Sometimes it is possible to officially overlook mistakes, at least when it comes to entanglements with the criminal justice system.
Laws governing record sealing and expungement—wo maneuvers that prevent the public from reviewing official criminal records—vary from state to state. Utah allows speedy corrections for those who were falsely accused and great leeway for first-time offenders, though waiting periods can be lengthy in some instances.
Why Seek Record Sealing?
Sealing public records prevents most people from ever reviewing the information in the records, while under expungement, the documents and files themselves are destroyed. Utah permits record sealing in a number of situations, and expungement eventually happens in many cases as part of a state program through which many records eventually are destroyed after a period of time prescribed under law.
Sealing a record is not, however, an ironclad guarantee that the information never will be revealed. Utah allows state law enforcement agencies and federal authorities broad access to sealed documents. The state Board of Education and various professional licensing agencies are permitted access as well, and the state Bureau of Criminal Identification can use the information in determining whether to issue concealed-weapons permits. But landlords and the overwhelming majority of nongovernment employers will not have access to the information as they conduct routine records searches, and those whose records have been sealed records legally are entitled to respond "none" if they are asked about arrests or convictions.
What Records Can Be Sealed?
Any non-conviction can be sealed quickly after the case is dismissed, dropped or acquitted in Utah, and juvenile records can be sealed if the subject is older than 18 and a year has passed since the case's final resolution. Most first-time convictions can be sealed, though the waiting period after final resolution ranges from three to 10 years. Absent a pardon the state will never seal some offenses, including:
- Violent felonies
- Records of anyone legally declared a habitual offender
- Automobile-related homicides
- Felony driving under the influence
- Crimes registrable as sex offenses
Juvenile records also are ineligible for expungement if they contain violent felonies such as murder or if the offense was adjudicated in adult court.
What Is the Process for Sealing Records?
The process begins by filing a request for a "certificate of eligibility" with the Bureau of Criminal Identification. Granting the certificate is a lengthy process that requires the bureau to comb through all arrest records, including ones that were sealed previously, to determine the outcome of the case.
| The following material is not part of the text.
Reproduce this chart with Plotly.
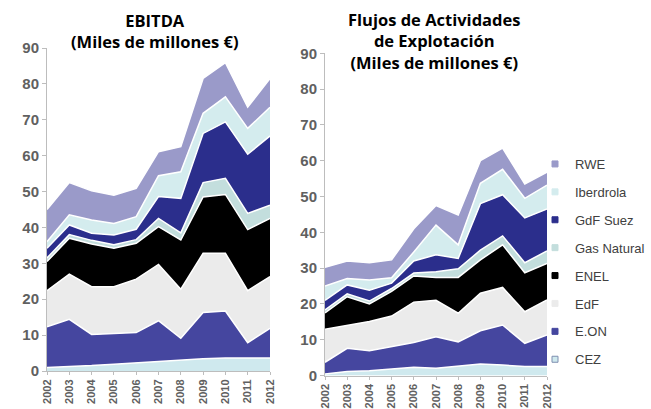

Once the certificate is granted, it is good for only 90 days so an "application for expungement" must be filed quickly with the court in which the case was handled. There are fees for both the certificate and for the application, though the fee for the certificate is waived if the applicant is seeking to seal an incident that did not result in a conviction.
The prosecutor and any victims involved in the case will be notified of the application and will be given the chance to object. The judge can ask the Division of Adult Probation and Parole to investigate, and the judge also can hold a hearing. If no one objects to the sealing, it can be granted 60 days after the request is filed. It then is up to the petitioner to deliver certified copies of the judge's order to any agency that holds any records in the case.
In Utah, those who receive pardons are in turn eligible to ask that those records be sealed. The pardon application packet has extensive requirements, however, and clemency rarely is granted.
Seeking Legal Counsel
This article offers a broad look at the record-sealing procedure in Utah. For legal advice or help in determining whether your case is eligible, consult a local attorney.